Esmorza amb mi (Iván Morales)

Gente en crisis. Estamos en una sociedad donde cohabitar con alguien a punto de romperse en mil pedazos es lo más habitual porque, para sorpresa de nadie, todos estamos en plena crisis existencial. Puede ser nuestra identidad, problemas económicos, de salud o simplemente un poco de desamor, puede que sean todas ellas a un mismo tiempo, pero el estado permanente de sentirnos como si asomáramos a un precipicio parece la clave para fortalecer nuestro sentido de pertenencia a ninguna parte. La alegría de la huerta, somos.

Algo así ha pensado Iván Morales a la hora de crear los personajes de Esmorza amb mi, que antes de una película ha sido una obra de teatro —su propia obra de teatro—, donde cuatro personajes con un pasado que impacta todavía en su actualidad sobreviven en Barcelona conectando de un modo u otro sus modos de supervivencia entre ellos.

Así conocemos a Natàlia, Salva, Carlota y Omar, cuatro jóvenes ya no tan jóvenes, viviendo en algún barrio en vías de rehabilitarse de la ciudad condal, donde se dejan llevar un poco por las vías que ofrece lo cotidiano. La película funciona como una exposición coral, pero aprovecha bien el entorno para emanciparse de su idea original, ya que no recuerda en ningún momento ese formato de espacio único que a veces convive con la adaptación de las obras de teatro. También se aleja en cierto modo de todos esos personajes que podríamos llamar “la nueva burguesía catalana” que parecen protagonizar últimamente todas las películas que abordan crisis personales y de pareja de la mayoría de debutantes en el cine. Parece que esa barrera queda de lado al buscar una idea de barrio, o al menos  intenta poner en primer lugar a gente que ha crecido en él y que de un modo u otro ha visto que esa escuela de calle les ha marcado en su futuro reciente. Unos personajes nos llevan a los otros y todos coinciden para alimentar sus fantasías y sus miedos, dando forma a gente que en apariencia está completa, es fuerte, pero que realmente soportan su propia fachada a duras penas.
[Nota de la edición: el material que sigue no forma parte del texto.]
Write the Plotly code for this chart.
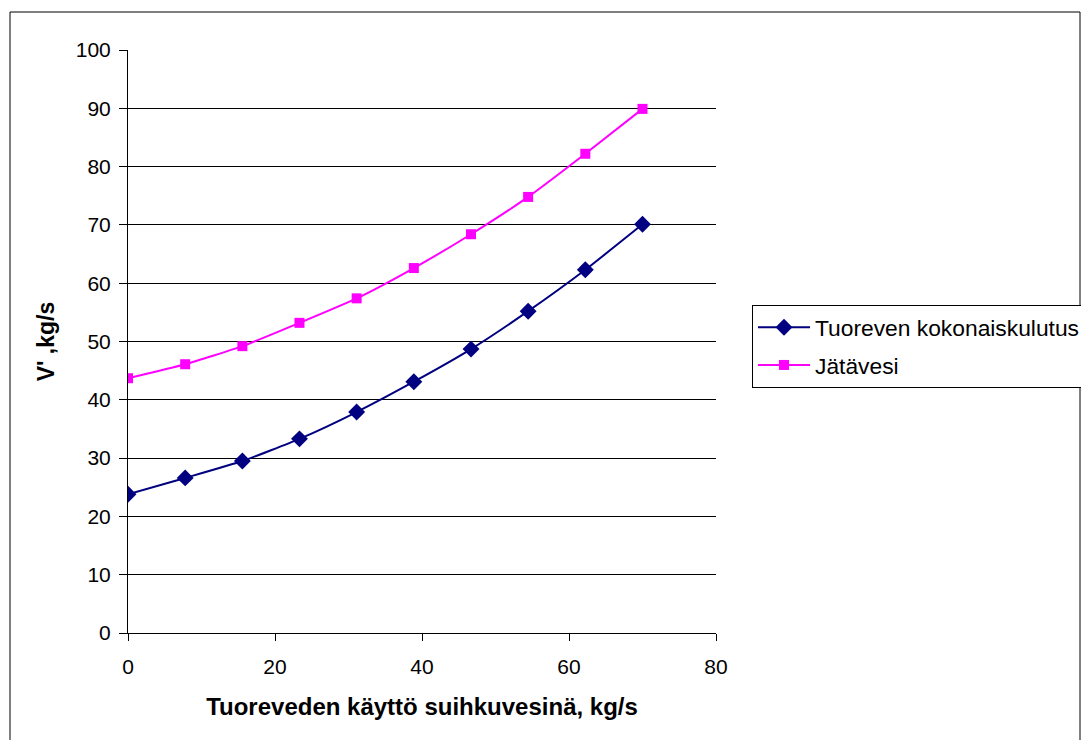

Es gratificante de alguna manera la deconstrucción de cada personaje hacia ese recurrente tema del desamor que se plantea desde la concepción de un documental por parte de Natàlia —personaje que repite tras la obra de teatro la misma Anna Alarcón, para el que parece haber prestado una parte de sí misma—, donde nace la pluralidad de una misma palabra, poniendo en valor ese concepto tan complejo del amor propio, de la forma en que siempre nos ponemos en último lugar, incluso cuando pones todo de tu parte para ser la persona más feliz y completa del mundo.

Son historias sencillas, fáciles de conectar, pero con un regusto amargo al ver el castillo de naipes desmoronándose. Quizá no es necesario  entender a la perfección las motivaciones de sus personajes —es hastiante la actitud de Carlota y te quedas con ganas de rebuscar en el ‹background› de Salva—, pero sabe jugar con esos pasados silenciosos y bastante abruptos que les han llevado al momento exacto en el que se encuentran, y dan sentido sin duda a esa frase que dice alguien al acabar: «esmorzar hem d’esmorzar igual», porque ya no es tan importante captar el mensaje definitivo sobre el desamor, es mucho más importante saber convivir con él.

Una nueva vuelta de tuerca a la juventud desfasada, al sentido del éxito, a la búsqueda de la felicidad, nunca sobra en la historia del cine si sabe adaptarse a los tiempos y a la vez sabe dejar un regusto atemporal, y eso es lo que logra sin grandes alardes Esmorza amb mi.